For years, consumer hardware has increasingly differentiated with design. And while Microsoft's latest Surface Book hybrid features the premium materials, sleek looks, and lighter and thinner body you'd expect, it's all about incredible engineering at its core.
This is the second version of the unique detachable device Microsoft first released a year ago, and outwardly the mechanics are largely the same. When the Surface Book's 13.5-inch touchscreen docks in its mechanical-and-magnetic grip, it's a powerful laptop with a comfortably spaced keyboard.
But then you hold down a button for a second, hear an electromechanical “thunk,” and lift the display right off. That’s the “muscle wire lock” working as designed, a special mechanism that keeps the screen on tight in laptop mode, and lets it loose when you want a big-screened tablet PC instead—complete with its own three-hour battery and mobile processor. When it comes time to re-dock, go ahead and put the screen on backwards; the system still works and sips from the main battery, giving you a gently sloped surface to write on with the included Surface Pen stylus.

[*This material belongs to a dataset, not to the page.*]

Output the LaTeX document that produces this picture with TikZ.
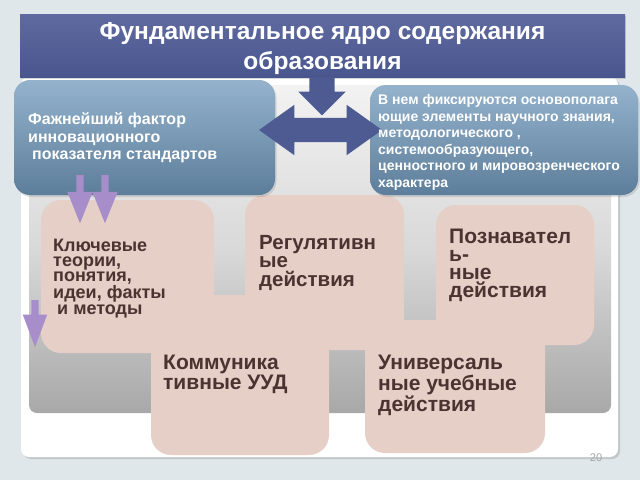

All of which makes Surface Book a unique entry in the portable PC field, even a year later. And while this year's model—the Microsoft Surface Book with Performance Base—doesn't reinvent the hinge, it does offer a dual-core Intel Core i7 CPU, up to 16 gigs of RAM, and dedicated graphics processors for more gaming and graphics oomph. Not that you can tell from the outside; the new machine looks just like last year’s Surface Book.
The new model sticks with the same a 13.5-inch, 3000 x 2000 touchscreen display, and its 3:2 aspect ratio leaves ample vertical real estate for rockin' Word docs. It has same signature bendy-straw hinge as its predecessor, the same surprisingly good speakers, the same contoured magnesium-alloy body with chiseled details, and the same MacBook-silver coloration.